* Begin Provided data *

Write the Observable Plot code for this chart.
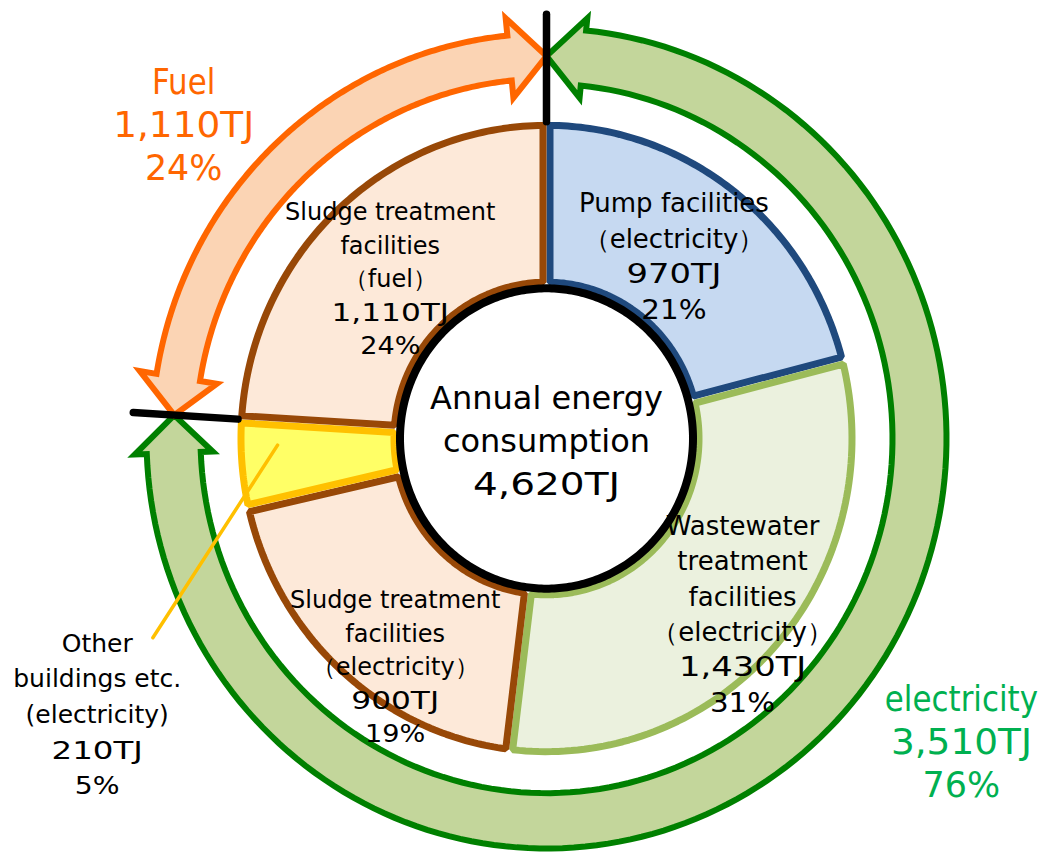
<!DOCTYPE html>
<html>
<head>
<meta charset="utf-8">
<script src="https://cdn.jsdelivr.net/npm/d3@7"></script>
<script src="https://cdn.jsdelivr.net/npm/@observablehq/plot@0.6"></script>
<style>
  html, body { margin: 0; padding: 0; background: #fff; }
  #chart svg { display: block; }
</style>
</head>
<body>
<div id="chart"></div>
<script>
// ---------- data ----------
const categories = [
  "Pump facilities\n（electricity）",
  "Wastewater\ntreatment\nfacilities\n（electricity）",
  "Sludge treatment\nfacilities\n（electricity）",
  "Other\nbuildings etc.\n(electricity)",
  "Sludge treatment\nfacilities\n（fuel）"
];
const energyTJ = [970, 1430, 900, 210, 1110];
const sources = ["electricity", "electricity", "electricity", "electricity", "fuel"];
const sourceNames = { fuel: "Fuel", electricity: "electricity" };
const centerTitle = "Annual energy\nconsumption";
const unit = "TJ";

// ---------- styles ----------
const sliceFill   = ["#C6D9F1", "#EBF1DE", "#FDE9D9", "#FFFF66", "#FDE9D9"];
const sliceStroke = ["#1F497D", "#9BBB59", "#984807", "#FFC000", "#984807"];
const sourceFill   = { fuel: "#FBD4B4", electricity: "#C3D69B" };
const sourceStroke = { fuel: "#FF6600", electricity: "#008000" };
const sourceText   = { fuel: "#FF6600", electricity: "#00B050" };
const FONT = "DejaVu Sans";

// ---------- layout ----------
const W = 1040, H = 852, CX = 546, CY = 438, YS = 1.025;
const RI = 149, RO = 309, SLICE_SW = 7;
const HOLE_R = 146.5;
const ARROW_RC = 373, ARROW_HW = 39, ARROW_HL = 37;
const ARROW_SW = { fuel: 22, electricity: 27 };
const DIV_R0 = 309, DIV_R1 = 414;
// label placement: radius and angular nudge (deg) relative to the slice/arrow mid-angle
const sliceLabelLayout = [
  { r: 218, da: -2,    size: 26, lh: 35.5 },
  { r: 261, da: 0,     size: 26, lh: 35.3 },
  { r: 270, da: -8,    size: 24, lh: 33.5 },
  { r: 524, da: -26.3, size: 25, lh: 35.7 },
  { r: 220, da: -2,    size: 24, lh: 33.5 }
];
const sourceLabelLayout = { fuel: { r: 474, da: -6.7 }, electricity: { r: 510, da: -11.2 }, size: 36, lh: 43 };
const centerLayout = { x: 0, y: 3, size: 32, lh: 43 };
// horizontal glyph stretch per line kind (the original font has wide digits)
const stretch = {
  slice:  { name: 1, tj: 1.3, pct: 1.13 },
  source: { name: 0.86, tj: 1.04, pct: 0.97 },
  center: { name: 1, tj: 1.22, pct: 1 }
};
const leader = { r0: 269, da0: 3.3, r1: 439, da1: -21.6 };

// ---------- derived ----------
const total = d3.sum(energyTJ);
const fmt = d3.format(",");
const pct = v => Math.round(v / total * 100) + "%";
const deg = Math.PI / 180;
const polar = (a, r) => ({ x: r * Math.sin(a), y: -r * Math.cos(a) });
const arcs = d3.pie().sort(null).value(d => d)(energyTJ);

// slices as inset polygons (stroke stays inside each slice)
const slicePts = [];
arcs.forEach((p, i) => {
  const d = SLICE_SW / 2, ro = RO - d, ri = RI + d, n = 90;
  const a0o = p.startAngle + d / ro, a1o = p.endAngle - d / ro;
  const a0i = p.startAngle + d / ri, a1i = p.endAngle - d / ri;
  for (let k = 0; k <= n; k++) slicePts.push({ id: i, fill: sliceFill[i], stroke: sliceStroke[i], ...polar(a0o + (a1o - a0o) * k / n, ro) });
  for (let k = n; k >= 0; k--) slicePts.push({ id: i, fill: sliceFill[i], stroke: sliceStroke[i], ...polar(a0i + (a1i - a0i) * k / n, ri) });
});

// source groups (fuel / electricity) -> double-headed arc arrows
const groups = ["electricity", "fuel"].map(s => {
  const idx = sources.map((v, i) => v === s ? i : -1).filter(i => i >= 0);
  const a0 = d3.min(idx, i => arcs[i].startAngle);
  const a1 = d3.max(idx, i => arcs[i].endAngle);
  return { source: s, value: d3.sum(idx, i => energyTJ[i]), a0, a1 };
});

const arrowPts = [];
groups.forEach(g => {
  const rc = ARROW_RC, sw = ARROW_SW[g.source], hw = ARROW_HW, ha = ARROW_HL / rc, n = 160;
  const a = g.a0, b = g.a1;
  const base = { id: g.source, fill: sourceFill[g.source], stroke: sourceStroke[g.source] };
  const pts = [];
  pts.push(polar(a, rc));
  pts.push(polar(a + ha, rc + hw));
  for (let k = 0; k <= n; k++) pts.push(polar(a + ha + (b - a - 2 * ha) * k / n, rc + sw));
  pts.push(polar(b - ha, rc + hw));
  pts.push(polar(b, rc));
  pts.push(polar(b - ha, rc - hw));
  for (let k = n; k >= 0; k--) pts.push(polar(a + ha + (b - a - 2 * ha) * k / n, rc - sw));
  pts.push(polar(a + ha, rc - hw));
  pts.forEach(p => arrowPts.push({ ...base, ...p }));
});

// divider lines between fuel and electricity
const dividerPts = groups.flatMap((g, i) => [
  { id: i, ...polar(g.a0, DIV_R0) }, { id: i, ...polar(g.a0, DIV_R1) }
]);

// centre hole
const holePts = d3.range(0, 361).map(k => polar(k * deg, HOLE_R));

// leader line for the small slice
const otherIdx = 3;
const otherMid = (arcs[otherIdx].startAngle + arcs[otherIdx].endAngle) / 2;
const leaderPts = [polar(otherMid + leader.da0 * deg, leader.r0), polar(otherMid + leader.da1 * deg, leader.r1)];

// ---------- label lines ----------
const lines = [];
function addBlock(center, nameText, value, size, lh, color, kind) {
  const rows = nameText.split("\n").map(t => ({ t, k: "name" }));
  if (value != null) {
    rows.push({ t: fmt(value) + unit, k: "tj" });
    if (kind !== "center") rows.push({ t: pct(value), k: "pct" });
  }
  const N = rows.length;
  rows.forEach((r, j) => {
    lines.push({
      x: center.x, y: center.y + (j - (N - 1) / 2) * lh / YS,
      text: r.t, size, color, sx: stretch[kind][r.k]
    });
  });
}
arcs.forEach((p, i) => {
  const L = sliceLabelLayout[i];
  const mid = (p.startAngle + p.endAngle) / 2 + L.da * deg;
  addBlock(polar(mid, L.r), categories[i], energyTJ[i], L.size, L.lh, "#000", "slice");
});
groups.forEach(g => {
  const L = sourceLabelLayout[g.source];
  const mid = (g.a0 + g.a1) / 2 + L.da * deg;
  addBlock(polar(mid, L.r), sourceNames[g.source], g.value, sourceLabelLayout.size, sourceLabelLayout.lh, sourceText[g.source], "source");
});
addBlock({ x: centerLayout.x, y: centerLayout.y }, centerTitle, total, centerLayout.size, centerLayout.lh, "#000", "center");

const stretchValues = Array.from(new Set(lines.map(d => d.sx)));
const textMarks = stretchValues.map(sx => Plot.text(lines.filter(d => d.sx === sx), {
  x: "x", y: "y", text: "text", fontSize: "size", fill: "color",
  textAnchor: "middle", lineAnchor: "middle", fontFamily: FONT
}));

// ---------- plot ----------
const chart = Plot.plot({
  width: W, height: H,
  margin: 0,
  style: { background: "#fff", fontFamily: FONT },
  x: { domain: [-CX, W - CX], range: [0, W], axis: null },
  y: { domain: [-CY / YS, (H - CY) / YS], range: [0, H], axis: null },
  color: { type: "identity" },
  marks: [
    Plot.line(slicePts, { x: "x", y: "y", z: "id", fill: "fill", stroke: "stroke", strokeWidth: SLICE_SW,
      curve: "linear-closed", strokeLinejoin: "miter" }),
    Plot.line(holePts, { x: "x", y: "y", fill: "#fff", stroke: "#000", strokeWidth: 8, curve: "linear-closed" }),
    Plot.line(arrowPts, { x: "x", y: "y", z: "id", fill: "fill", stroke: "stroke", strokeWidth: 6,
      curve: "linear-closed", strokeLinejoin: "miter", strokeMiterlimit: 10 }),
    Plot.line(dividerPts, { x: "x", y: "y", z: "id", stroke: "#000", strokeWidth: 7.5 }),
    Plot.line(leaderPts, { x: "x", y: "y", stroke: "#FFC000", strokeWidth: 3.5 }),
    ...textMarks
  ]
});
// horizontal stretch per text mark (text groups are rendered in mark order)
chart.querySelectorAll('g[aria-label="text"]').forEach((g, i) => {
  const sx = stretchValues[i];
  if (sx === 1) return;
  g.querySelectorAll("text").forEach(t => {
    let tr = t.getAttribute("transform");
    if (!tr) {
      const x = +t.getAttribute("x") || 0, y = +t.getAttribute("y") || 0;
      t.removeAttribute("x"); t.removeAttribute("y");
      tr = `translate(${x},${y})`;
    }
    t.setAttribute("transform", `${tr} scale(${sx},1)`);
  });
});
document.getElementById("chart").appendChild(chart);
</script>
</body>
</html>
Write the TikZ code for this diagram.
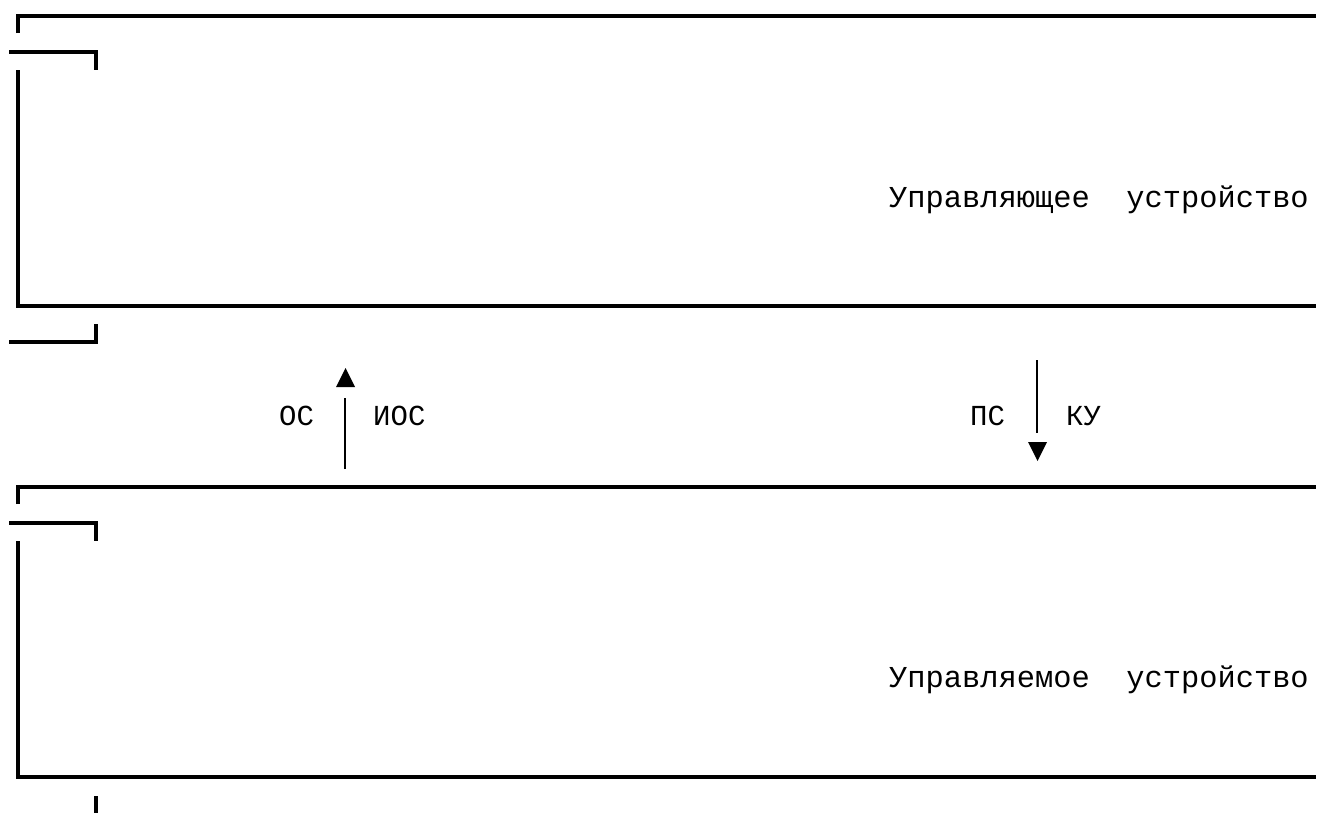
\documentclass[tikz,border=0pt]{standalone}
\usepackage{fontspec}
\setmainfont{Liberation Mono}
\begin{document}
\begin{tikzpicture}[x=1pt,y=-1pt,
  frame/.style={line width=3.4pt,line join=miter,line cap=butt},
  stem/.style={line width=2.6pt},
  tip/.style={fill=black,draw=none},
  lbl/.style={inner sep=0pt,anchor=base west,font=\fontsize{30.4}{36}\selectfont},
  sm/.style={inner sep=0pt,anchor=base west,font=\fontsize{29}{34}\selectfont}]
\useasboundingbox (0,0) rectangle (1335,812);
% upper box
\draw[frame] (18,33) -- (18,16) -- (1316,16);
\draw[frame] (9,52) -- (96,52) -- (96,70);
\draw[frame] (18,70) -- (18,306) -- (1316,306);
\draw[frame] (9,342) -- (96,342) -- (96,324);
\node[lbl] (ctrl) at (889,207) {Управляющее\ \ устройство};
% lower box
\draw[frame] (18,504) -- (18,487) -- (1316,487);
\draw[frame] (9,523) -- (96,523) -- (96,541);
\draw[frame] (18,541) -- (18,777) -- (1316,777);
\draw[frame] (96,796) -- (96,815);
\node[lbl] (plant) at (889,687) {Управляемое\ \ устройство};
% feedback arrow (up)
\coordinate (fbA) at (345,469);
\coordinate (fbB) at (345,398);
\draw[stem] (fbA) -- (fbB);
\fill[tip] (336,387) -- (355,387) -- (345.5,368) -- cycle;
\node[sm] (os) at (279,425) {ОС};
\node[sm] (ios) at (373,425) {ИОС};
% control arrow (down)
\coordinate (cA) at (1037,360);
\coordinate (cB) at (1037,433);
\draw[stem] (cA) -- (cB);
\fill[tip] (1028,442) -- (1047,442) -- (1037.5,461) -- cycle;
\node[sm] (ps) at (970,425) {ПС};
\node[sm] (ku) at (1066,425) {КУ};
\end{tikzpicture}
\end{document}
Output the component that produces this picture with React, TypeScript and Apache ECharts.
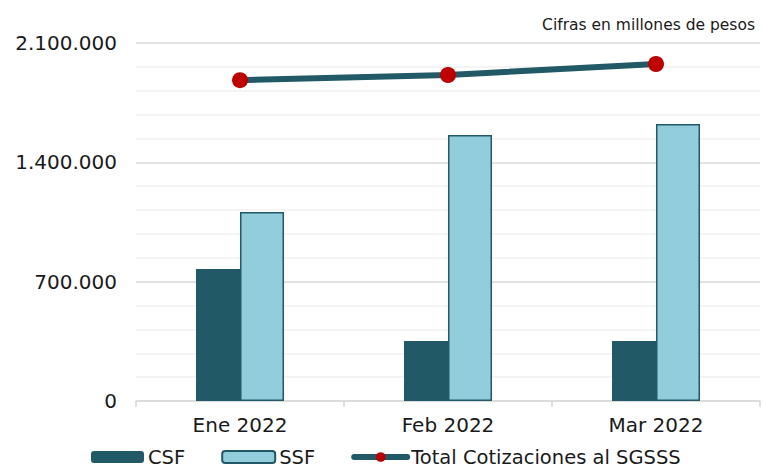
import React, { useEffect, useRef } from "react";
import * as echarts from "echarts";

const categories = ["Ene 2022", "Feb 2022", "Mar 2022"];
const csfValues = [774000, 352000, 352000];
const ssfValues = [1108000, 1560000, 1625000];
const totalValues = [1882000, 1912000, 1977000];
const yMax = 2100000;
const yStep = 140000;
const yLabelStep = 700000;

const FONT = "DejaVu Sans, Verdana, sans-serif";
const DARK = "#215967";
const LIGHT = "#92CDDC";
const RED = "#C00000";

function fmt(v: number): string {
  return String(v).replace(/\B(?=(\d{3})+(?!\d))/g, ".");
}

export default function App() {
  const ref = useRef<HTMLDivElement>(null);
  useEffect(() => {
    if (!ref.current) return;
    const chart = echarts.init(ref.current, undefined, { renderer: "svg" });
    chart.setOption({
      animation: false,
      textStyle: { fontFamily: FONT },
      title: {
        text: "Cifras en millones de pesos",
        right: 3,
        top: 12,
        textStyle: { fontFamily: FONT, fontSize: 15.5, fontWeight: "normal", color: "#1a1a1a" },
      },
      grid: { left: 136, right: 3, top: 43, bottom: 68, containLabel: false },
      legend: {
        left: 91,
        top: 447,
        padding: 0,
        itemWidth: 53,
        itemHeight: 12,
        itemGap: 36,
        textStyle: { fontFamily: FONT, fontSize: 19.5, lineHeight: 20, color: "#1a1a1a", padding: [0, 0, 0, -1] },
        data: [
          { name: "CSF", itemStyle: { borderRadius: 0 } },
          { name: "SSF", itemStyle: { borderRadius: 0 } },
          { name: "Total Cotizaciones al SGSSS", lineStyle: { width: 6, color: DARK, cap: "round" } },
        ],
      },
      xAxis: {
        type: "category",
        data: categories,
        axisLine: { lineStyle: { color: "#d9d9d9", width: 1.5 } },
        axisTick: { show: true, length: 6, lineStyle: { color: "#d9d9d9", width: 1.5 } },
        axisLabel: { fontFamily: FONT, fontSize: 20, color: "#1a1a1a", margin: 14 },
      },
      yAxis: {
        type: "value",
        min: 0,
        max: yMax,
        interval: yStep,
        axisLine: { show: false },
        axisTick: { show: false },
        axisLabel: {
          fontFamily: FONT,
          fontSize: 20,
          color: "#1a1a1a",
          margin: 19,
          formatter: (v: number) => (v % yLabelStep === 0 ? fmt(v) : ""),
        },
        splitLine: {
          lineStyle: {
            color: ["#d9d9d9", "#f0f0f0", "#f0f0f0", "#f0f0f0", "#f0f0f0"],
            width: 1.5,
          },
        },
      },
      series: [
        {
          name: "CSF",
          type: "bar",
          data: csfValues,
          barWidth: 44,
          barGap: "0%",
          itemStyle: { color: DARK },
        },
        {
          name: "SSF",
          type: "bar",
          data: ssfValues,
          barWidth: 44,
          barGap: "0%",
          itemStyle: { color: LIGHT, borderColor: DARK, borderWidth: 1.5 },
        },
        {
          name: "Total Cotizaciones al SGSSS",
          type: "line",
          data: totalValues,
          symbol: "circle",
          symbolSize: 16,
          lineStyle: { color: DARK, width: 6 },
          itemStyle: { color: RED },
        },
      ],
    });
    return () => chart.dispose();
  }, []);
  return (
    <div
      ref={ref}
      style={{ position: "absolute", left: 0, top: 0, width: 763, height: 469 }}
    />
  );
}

* End Provided data *

▶ _Exercise description_: Go through the records above and copy every line with the word "React".

▶ _Written solution_:
Output the component that produces this picture with React, TypeScript and Apache ECharts.
import React, { useEffect, useRef } from "react";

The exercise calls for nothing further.